## WHAT YOU SHOULD DO:
Transcribe every line exactly. Leave the pictures behind.

-- start --

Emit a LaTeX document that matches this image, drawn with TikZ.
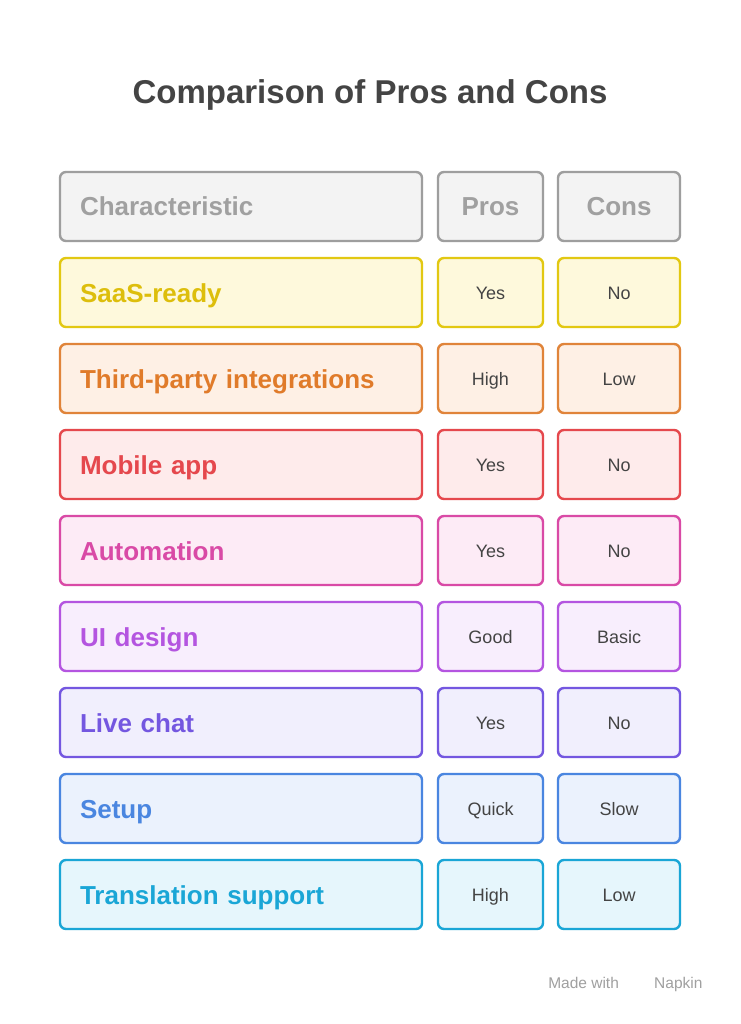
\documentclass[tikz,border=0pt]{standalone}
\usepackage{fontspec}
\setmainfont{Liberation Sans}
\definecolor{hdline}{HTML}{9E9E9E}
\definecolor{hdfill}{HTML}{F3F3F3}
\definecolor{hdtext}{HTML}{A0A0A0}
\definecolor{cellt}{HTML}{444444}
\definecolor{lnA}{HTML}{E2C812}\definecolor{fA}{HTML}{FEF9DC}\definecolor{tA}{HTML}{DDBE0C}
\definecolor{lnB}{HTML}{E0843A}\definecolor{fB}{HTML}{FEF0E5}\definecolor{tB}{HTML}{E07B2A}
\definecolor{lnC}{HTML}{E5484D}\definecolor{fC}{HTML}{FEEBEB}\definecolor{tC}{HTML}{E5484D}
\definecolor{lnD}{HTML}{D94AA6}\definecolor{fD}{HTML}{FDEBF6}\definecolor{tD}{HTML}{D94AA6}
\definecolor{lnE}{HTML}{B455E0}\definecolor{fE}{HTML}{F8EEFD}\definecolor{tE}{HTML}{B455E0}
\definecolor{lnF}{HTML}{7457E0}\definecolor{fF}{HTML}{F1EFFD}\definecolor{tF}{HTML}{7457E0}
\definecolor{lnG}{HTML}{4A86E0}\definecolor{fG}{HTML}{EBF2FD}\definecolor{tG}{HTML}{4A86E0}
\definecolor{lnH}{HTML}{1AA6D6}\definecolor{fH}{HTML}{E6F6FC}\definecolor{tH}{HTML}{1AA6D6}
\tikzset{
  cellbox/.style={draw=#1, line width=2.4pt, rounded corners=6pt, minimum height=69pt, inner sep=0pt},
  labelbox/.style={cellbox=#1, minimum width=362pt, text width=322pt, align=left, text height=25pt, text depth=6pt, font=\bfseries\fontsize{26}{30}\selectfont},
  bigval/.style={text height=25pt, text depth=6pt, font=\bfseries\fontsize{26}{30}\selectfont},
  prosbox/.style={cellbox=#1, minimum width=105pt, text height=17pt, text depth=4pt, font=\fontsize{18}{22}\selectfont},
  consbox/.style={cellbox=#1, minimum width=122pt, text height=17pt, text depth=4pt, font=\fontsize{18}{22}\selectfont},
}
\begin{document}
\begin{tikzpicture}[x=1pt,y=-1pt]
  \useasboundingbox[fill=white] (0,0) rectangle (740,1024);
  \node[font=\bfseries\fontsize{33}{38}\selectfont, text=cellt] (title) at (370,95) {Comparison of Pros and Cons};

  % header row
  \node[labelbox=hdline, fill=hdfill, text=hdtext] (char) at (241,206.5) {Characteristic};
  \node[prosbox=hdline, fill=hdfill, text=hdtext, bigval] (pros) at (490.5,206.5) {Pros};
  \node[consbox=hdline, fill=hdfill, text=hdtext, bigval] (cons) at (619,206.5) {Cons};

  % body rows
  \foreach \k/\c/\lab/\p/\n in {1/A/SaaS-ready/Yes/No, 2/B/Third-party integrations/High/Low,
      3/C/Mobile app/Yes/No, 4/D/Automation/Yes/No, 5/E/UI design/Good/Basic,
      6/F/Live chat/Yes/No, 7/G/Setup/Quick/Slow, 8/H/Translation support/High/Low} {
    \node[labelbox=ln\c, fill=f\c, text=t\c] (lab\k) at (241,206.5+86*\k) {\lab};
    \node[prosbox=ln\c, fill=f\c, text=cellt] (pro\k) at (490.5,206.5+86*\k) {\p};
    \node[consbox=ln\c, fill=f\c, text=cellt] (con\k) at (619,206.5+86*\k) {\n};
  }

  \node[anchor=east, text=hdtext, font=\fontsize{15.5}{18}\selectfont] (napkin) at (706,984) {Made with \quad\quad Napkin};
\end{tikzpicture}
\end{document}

-- end --

## THE RESPONSE:
Emit a LaTeX document that matches this image, drawn with TikZ.
\documentclass[tikz,border=0pt]{standalone}
\usepackage{fontspec}
\setmainfont{Liberation Sans}
\definecolor{hdline}{HTML}{9E9E9E}
\definecolor{hdfill}{HTML}{F3F3F3}
\definecolor{hdtext}{HTML}{A0A0A0}
\definecolor{cellt}{HTML}{444444}
\definecolor{lnA}{HTML}{E2C812}\definecolor{fA}{HTML}{FEF9DC}\definecolor{tA}{HTML}{DDBE0C}
\definecolor{lnB}{HTML}{E0843A}\definecolor{fB}{HTML}{FEF0E5}\definecolor{tB}{HTML}{E07B2A}
\definecolor{lnC}{HTML}{E5484D}\definecolor{fC}{HTML}{FEEBEB}\definecolor{tC}{HTML}{E5484D}
\definecolor{lnD}{HTML}{D94AA6}\definecolor{fD}{HTML}{FDEBF6}\definecolor{tD}{HTML}{D94AA6}
\definecolor{lnE}{HTML}{B455E0}\definecolor{fE}{HTML}{F8EEFD}\definecolor{tE}{HTML}{B455E0}
\definecolor{lnF}{HTML}{7457E0}\definecolor{fF}{HTML}{F1EFFD}\definecolor{tF}{HTML}{7457E0}
\definecolor{lnG}{HTML}{4A86E0}\definecolor{fG}{HTML}{EBF2FD}\definecolor{tG}{HTML}{4A86E0}
\definecolor{lnH}{HTML}{1AA6D6}\definecolor{fH}{HTML}{E6F6FC}\definecolor{tH}{HTML}{1AA6D6}
\tikzset{
  cellbox/.style={draw=#1, line width=2.4pt, rounded corners=6pt, minimum height=69pt, inner sep=0pt},
  labelbox/.style={cellbox=#1, minimum width=362pt, text width=322pt, align=left, text height=25pt, text depth=6pt, font=\bfseries\fontsize{26}{30}\selectfont},
  bigval/.style={text height=25pt, text depth=6pt, font=\bfseries\fontsize{26}{30}\selectfont},
  prosbox/.style={cellbox=#1, minimum width=105pt, text height=17pt, text depth=4pt, font=\fontsize{18}{22}\selectfont},
  consbox/.style={cellbox=#1, minimum width=122pt, text height=17pt, text depth=4pt, font=\fontsize{18}{22}\selectfont},
}
\begin{document}
\begin{tikzpicture}[x=1pt,y=-1pt]
  \useasboundingbox[fill=white] (0,0) rectangle (740,1024);
  \node[font=\bfseries\fontsize{33}{38}\selectfont, text=cellt] (title) at (370,95) {Comparison of Pros and Cons};

  % header row
  \node[labelbox=hdline, fill=hdfill, text=hdtext] (char) at (241,206.5) {Characteristic};
  \node[prosbox=hdline, fill=hdfill, text=hdtext, bigval] (pros) at (490.5,206.5) {Pros};
  \node[consbox=hdline, fill=hdfill, text=hdtext, bigval] (cons) at (619,206.5) {Cons};

  % body rows
  \foreach \k/\c/\lab/\p/\n in {1/A/SaaS-ready/Yes/No, 2/B/Third-party integrations/High/Low,
      3/C/Mobile app/Yes/No, 4/D/Automation/Yes/No, 5/E/UI design/Good/Basic,
      6/F/Live chat/Yes/No, 7/G/Setup/Quick/Slow, 8/H/Translation support/High/Low} {
    \node[labelbox=ln\c, fill=f\c, text=t\c] (lab\k) at (241,206.5+86*\k) {\lab};
    \node[prosbox=ln\c, fill=f\c, text=cellt] (pro\k) at (490.5,206.5+86*\k) {\p};
    \node[consbox=ln\c, fill=f\c, text=cellt] (con\k) at (619,206.5+86*\k) {\n};
  }

  \node[anchor=east, text=hdtext, font=\fontsize{15.5}{18}\selectfont] (napkin) at (706,984) {Made with \quad\quad Napkin};
\end{tikzpicture}
\end{document}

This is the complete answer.